Written exercise | Each line below must be set down exactly; omit any image you find.
-- Start of Recorded information --
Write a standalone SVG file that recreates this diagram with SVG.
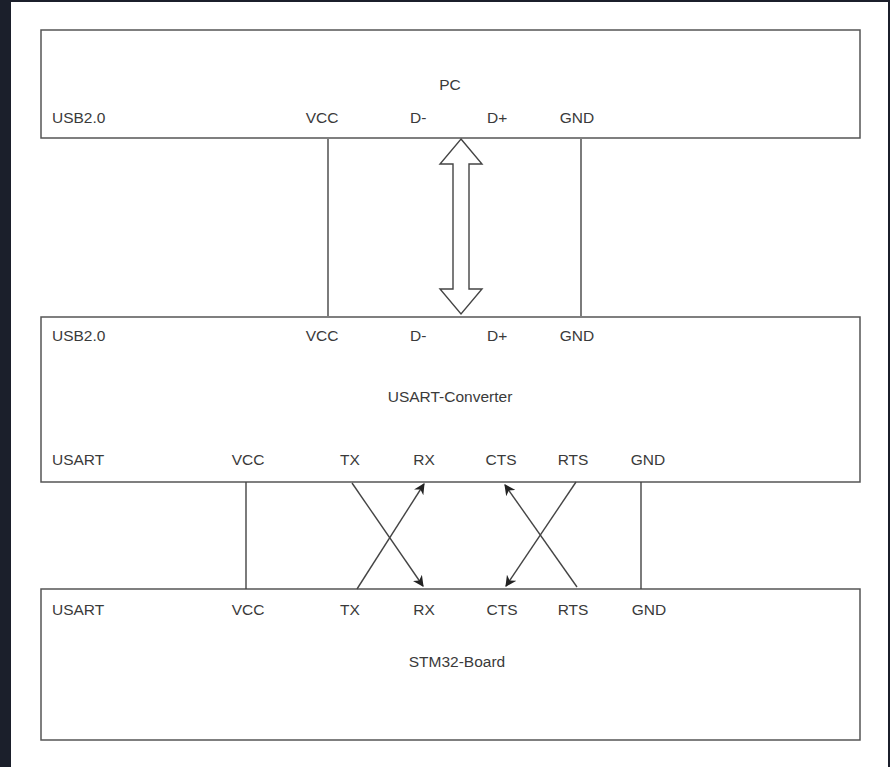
<svg xmlns="http://www.w3.org/2000/svg" width="890" height="767" viewBox="0 0 890 767">
<style>
.box{fill:#fff;stroke:#555;stroke-width:1.5}
.t{font-family:"Liberation Sans",Arial,sans-serif;font-size:15.5px;fill:#3a3a3a}
.m{text-anchor:middle}
.ln{stroke:#444;stroke-width:1.4;fill:none}
</style>
<defs>
<marker id="ah" viewBox="0 0 10 10" refX="9" refY="5" markerWidth="11" markerHeight="11" markerUnits="userSpaceOnUse" orient="auto">
<path d="M0,0 L10,5 L0,10 L3,5 Z" fill="#222"/>
</marker>
</defs>
<rect x="0" y="0" width="890" height="767" fill="#1b1f2b"/>
<rect x="11" y="2" width="877" height="765" fill="#fff"/>
<g id="pc">
<rect class="box" x="41" y="30" width="819" height="108"/>
<text class="t m" x="450" y="90">PC</text>
<text class="t" x="52" y="123">USB2.0</text>
<text class="t m" x="322" y="123">VCC</text>
<text class="t" x="410" y="123">D-</text>
<text class="t" x="487" y="123">D+</text>
<text class="t m" x="577" y="123">GND</text>
</g>
<g id="converter">
<rect class="box" x="41" y="317" width="819" height="165"/>
<text class="t" x="52" y="341">USB2.0</text>
<text class="t m" x="322" y="341">VCC</text>
<text class="t" x="410" y="341">D-</text>
<text class="t" x="487" y="341">D+</text>
<text class="t m" x="577" y="341">GND</text>
<text class="t m" x="450" y="402">USART-Converter</text>
<text class="t" x="52" y="465">USART</text>
<text class="t m" x="248" y="465">VCC</text>
<text class="t m" x="350" y="465">TX</text>
<text class="t m" x="424" y="465">RX</text>
<text class="t m" x="501" y="465">CTS</text>
<text class="t m" x="573" y="465">RTS</text>
<text class="t m" x="648" y="465">GND</text>
</g>
<g id="stm32">
<rect class="box" x="41" y="589" width="819" height="151"/>
<text class="t" x="52" y="615">USART</text>
<text class="t m" x="248" y="615">VCC</text>
<text class="t m" x="350" y="615">TX</text>
<text class="t m" x="424" y="615">RX</text>
<text class="t m" x="502" y="615">CTS</text>
<text class="t m" x="573" y="615">RTS</text>
<text class="t m" x="649" y="615">GND</text>
<text class="t m" x="457" y="667">STM32-Board</text>
</g>
<g id="connectors">
<line class="ln" x1="328" y1="139" x2="328" y2="316"/>
<line class="ln" x1="581" y1="139" x2="581" y2="316"/>
<path d="M461,139 L482,164 L469,164 L469,289 L482,289 L461,314 L440,289 L453,289 L453,164 L440,164 Z" fill="#fff" stroke="#444" stroke-width="1.4" stroke-linejoin="miter"/>
<line class="ln" x1="246" y1="482" x2="246" y2="589"/>
<line class="ln" x1="641" y1="482" x2="641" y2="589"/>
<line class="ln" x1="352" y1="483" x2="423" y2="586" marker-end="url(#ah)"/>
<line class="ln" x1="357" y1="589" x2="424" y2="484" marker-end="url(#ah)"/>
<line class="ln" x1="577" y1="587" x2="505" y2="485" marker-end="url(#ah)"/>
<line class="ln" x1="576" y1="482" x2="506" y2="586" marker-end="url(#ah)"/>
</g>
</svg>
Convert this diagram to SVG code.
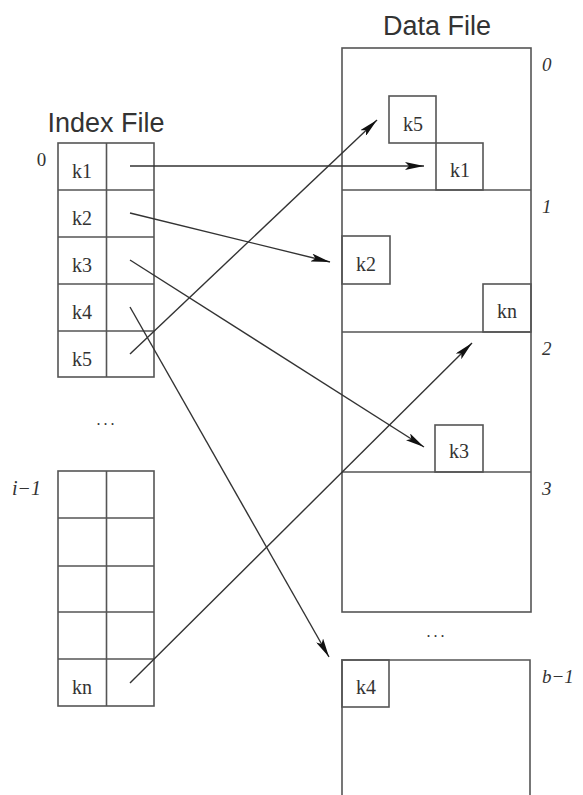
<svg xmlns="http://www.w3.org/2000/svg" width="583" height="795" viewBox="0 0 583 795">
<style>
.box{fill:none;stroke:#555;stroke-width:1.6}
.t{font-family:"Liberation Serif",serif;font-size:20px;fill:#333;text-anchor:middle}
.it{font-family:"Liberation Serif",serif;font-size:19px;font-style:italic;fill:#333}
.h{font-family:"Liberation Sans",sans-serif;font-size:27px;fill:#333;text-anchor:middle}
.c{stroke:#333;stroke-width:1.4;fill:none;marker-end:url(#ah)}
</style>
<defs>
<marker id="ah" viewBox="0 0 19 8" refX="19" refY="4" markerWidth="19" markerHeight="8" markerUnits="userSpaceOnUse" orient="auto">
<path d="M0,0 L19,4 L0,8 L4,4 Z" fill="#111"/>
</marker>
</defs>
<rect width="583" height="795" fill="#fff"/>
<g id="index-title"><text class="h" x="106" y="132">Index File</text></g>
<g id="data-title"><text class="h" x="437" y="35">Data File</text></g>
<g id="index-top">
<text class="t" x="41.5" y="166" style="font-size:19px">0</text>
<rect class="box" x="58" y="143" width="96" height="234"/>
<line class="box" x1="106.5" y1="143" x2="106.5" y2="377"/>
<line class="box" x1="58" y1="190" x2="154" y2="190"/>
<line class="box" x1="58" y1="237" x2="154" y2="237"/>
<line class="box" x1="58" y1="284" x2="154" y2="284"/>
<line class="box" x1="58" y1="331" x2="154" y2="331"/>
<text class="t" x="82" y="178">k1</text>
<text class="t" x="82" y="225">k2</text>
<text class="t" x="82" y="272">k3</text>
<text class="t" x="82" y="319">k4</text>
<text class="t" x="82" y="366">k5</text>
</g>
<g id="index-dots"><text class="t" x="107" y="425" style="font-size:16px;letter-spacing:3px">...</text></g>
<g id="index-bottom">
<text class="it" x="12" y="495" style="font-size:20px">i−1</text>
<rect class="box" x="58" y="471" width="96" height="235"/>
<line class="box" x1="106.5" y1="471" x2="106.5" y2="706"/>
<line class="box" x1="58" y1="518" x2="154" y2="518"/>
<line class="box" x1="58" y1="566" x2="154" y2="566"/>
<line class="box" x1="58" y1="612" x2="154" y2="612"/>
<line class="box" x1="58" y1="659" x2="154" y2="659"/>
<text class="t" x="82" y="694">kn</text>
</g>
<g id="data-file">
<rect class="box" x="342" y="48" width="189" height="564"/>
<line class="box" x1="342" y1="190" x2="531" y2="190"/>
<line class="box" x1="342" y1="332" x2="531" y2="332"/>
<line class="box" x1="342" y1="472" x2="531" y2="472"/>
<text class="it" x="542" y="71">0</text>
<text class="it" x="542" y="213">1</text>
<text class="it" x="542" y="355">2</text>
<text class="it" x="542" y="495">3</text>
</g>
<g id="k5"><rect class="box" x="389" y="96" width="47" height="47"/><text class="t" x="413" y="131">k5</text></g>
<g id="k1"><rect class="box" x="436" y="143" width="47" height="47"/><text class="t" x="460" y="177">k1</text></g>
<g id="k2"><rect class="box" x="342" y="236" width="48" height="48"/><text class="t" x="366" y="271">k2</text></g>
<g id="kn"><rect class="box" x="483" y="284" width="48" height="48"/><text class="t" x="507" y="318">kn</text></g>
<g id="k3"><rect class="box" x="435" y="425" width="48" height="47"/><text class="t" x="459" y="458">k3</text></g>
<g id="data-dots"><text class="t" x="437" y="637" style="font-size:16px;letter-spacing:3px">...</text></g>
<g id="data-bucket-b">
<path class="box" d="M342,800 V660 H530 V800"/>
<text class="it" x="542" y="683">b−1</text>
</g>
<g id="k4"><rect class="box" x="342" y="660" width="47" height="47"/><text class="t" x="366" y="694">k4</text></g>
<g id="connectors">
<line class="c" x1="130" y1="166" x2="424" y2="166"/>
<line class="c" x1="130" y1="213" x2="330" y2="262"/>
<line class="c" x1="130" y1="260" x2="424" y2="447"/>
<line class="c" x1="130" y1="307" x2="329" y2="657"/>
<line class="c" x1="130" y1="354" x2="377" y2="120"/>
<line class="c" x1="130" y1="683" x2="472" y2="343"/>
</g>
</svg>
-- End of Recorded information --
Answer to this exercise |
Write a standalone SVG file that recreates this diagram with SVG.
<svg xmlns="http://www.w3.org/2000/svg" width="890" height="767" viewBox="0 0 890 767">
<style>
.box{fill:#fff;stroke:#555;stroke-width:1.5}
.t{font-family:"Liberation Sans",Arial,sans-serif;font-size:15.5px;fill:#3a3a3a}
.m{text-anchor:middle}
.ln{stroke:#444;stroke-width:1.4;fill:none}
</style>
<defs>
<marker id="ah" viewBox="0 0 10 10" refX="9" refY="5" markerWidth="11" markerHeight="11" markerUnits="userSpaceOnUse" orient="auto">
<path d="M0,0 L10,5 L0,10 L3,5 Z" fill="#222"/>
</marker>
</defs>
<rect x="0" y="0" width="890" height="767" fill="#1b1f2b"/>
<rect x="11" y="2" width="877" height="765" fill="#fff"/>
<g id="pc">
<rect class="box" x="41" y="30" width="819" height="108"/>
<text class="t m" x="450" y="90">PC</text>
<text class="t" x="52" y="123">USB2.0</text>
<text class="t m" x="322" y="123">VCC</text>
<text class="t" x="410" y="123">D-</text>
<text class="t" x="487" y="123">D+</text>
<text class="t m" x="577" y="123">GND</text>
</g>
<g id="converter">
<rect class="box" x="41" y="317" width="819" height="165"/>
<text class="t" x="52" y="341">USB2.0</text>
<text class="t m" x="322" y="341">VCC</text>
<text class="t" x="410" y="341">D-</text>
<text class="t" x="487" y="341">D+</text>
<text class="t m" x="577" y="341">GND</text>
<text class="t m" x="450" y="402">USART-Converter</text>
<text class="t" x="52" y="465">USART</text>
<text class="t m" x="248" y="465">VCC</text>
<text class="t m" x="350" y="465">TX</text>
<text class="t m" x="424" y="465">RX</text>
<text class="t m" x="501" y="465">CTS</text>
<text class="t m" x="573" y="465">RTS</text>
<text class="t m" x="648" y="465">GND</text>
</g>
<g id="stm32">
<rect class="box" x="41" y="589" width="819" height="151"/>
<text class="t" x="52" y="615">USART</text>
<text class="t m" x="248" y="615">VCC</text>
<text class="t m" x="350" y="615">TX</text>
<text class="t m" x="424" y="615">RX</text>
<text class="t m" x="502" y="615">CTS</text>
<text class="t m" x="573" y="615">RTS</text>
<text class="t m" x="649" y="615">GND</text>
<text class="t m" x="457" y="667">STM32-Board</text>
</g>
<g id="connectors">
<line class="ln" x1="328" y1="139" x2="328" y2="316"/>
<line class="ln" x1="581" y1="139" x2="581" y2="316"/>
<path d="M461,139 L482,164 L469,164 L469,289 L482,289 L461,314 L440,289 L453,289 L453,164 L440,164 Z" fill="#fff" stroke="#444" stroke-width="1.4" stroke-linejoin="miter"/>
<line class="ln" x1="246" y1="482" x2="246" y2="589"/>
<line class="ln" x1="641" y1="482" x2="641" y2="589"/>
<line class="ln" x1="352" y1="483" x2="423" y2="586" marker-end="url(#ah)"/>
<line class="ln" x1="357" y1="589" x2="424" y2="484" marker-end="url(#ah)"/>
<line class="ln" x1="577" y1="587" x2="505" y2="485" marker-end="url(#ah)"/>
<line class="ln" x1="576" y1="482" x2="506" y2="586" marker-end="url(#ah)"/>
</g>
</svg>
Convert this diagram to SVG code.
<svg xmlns="http://www.w3.org/2000/svg" width="583" height="795" viewBox="0 0 583 795">
<style>
.box{fill:none;stroke:#555;stroke-width:1.6}
.t{font-family:"Liberation Serif",serif;font-size:20px;fill:#333;text-anchor:middle}
.it{font-family:"Liberation Serif",serif;font-size:19px;font-style:italic;fill:#333}
.h{font-family:"Liberation Sans",sans-serif;font-size:27px;fill:#333;text-anchor:middle}
.c{stroke:#333;stroke-width:1.4;fill:none;marker-end:url(#ah)}
</style>
<defs>
<marker id="ah" viewBox="0 0 19 8" refX="19" refY="4" markerWidth="19" markerHeight="8" markerUnits="userSpaceOnUse" orient="auto">
<path d="M0,0 L19,4 L0,8 L4,4 Z" fill="#111"/>
</marker>
</defs>
<rect width="583" height="795" fill="#fff"/>
<g id="index-title"><text class="h" x="106" y="132">Index File</text></g>
<g id="data-title"><text class="h" x="437" y="35">Data File</text></g>
<g id="index-top">
<text class="t" x="41.5" y="166" style="font-size:19px">0</text>
<rect class="box" x="58" y="143" width="96" height="234"/>
<line class="box" x1="106.5" y1="143" x2="106.5" y2="377"/>
<line class="box" x1="58" y1="190" x2="154" y2="190"/>
<line class="box" x1="58" y1="237" x2="154" y2="237"/>
<line class="box" x1="58" y1="284" x2="154" y2="284"/>
<line class="box" x1="58" y1="331" x2="154" y2="331"/>
<text class="t" x="82" y="178">k1</text>
<text class="t" x="82" y="225">k2</text>
<text class="t" x="82" y="272">k3</text>
<text class="t" x="82" y="319">k4</text>
<text class="t" x="82" y="366">k5</text>
</g>
<g id="index-dots"><text class="t" x="107" y="425" style="font-size:16px;letter-spacing:3px">...</text></g>
<g id="index-bottom">
<text class="it" x="12" y="495" style="font-size:20px">i−1</text>
<rect class="box" x="58" y="471" width="96" height="235"/>
<line class="box" x1="106.5" y1="471" x2="106.5" y2="706"/>
<line class="box" x1="58" y1="518" x2="154" y2="518"/>
<line class="box" x1="58" y1="566" x2="154" y2="566"/>
<line class="box" x1="58" y1="612" x2="154" y2="612"/>
<line class="box" x1="58" y1="659" x2="154" y2="659"/>
<text class="t" x="82" y="694">kn</text>
</g>
<g id="data-file">
<rect class="box" x="342" y="48" width="189" height="564"/>
<line class="box" x1="342" y1="190" x2="531" y2="190"/>
<line class="box" x1="342" y1="332" x2="531" y2="332"/>
<line class="box" x1="342" y1="472" x2="531" y2="472"/>
<text class="it" x="542" y="71">0</text>
<text class="it" x="542" y="213">1</text>
<text class="it" x="542" y="355">2</text>
<text class="it" x="542" y="495">3</text>
</g>
<g id="k5"><rect class="box" x="389" y="96" width="47" height="47"/><text class="t" x="413" y="131">k5</text></g>
<g id="k1"><rect class="box" x="436" y="143" width="47" height="47"/><text class="t" x="460" y="177">k1</text></g>
<g id="k2"><rect class="box" x="342" y="236" width="48" height="48"/><text class="t" x="366" y="271">k2</text></g>
<g id="kn"><rect class="box" x="483" y="284" width="48" height="48"/><text class="t" x="507" y="318">kn</text></g>
<g id="k3"><rect class="box" x="435" y="425" width="48" height="47"/><text class="t" x="459" y="458">k3</text></g>
<g id="data-dots"><text class="t" x="437" y="637" style="font-size:16px;letter-spacing:3px">...</text></g>
<g id="data-bucket-b">
<path class="box" d="M342,800 V660 H530 V800"/>
<text class="it" x="542" y="683">b−1</text>
</g>
<g id="k4"><rect class="box" x="342" y="660" width="47" height="47"/><text class="t" x="366" y="694">k4</text></g>
<g id="connectors">
<line class="c" x1="130" y1="166" x2="424" y2="166"/>
<line class="c" x1="130" y1="213" x2="330" y2="262"/>
<line class="c" x1="130" y1="260" x2="424" y2="447"/>
<line class="c" x1="130" y1="307" x2="329" y2="657"/>
<line class="c" x1="130" y1="354" x2="377" y2="120"/>
<line class="c" x1="130" y1="683" x2="472" y2="343"/>
</g>
</svg>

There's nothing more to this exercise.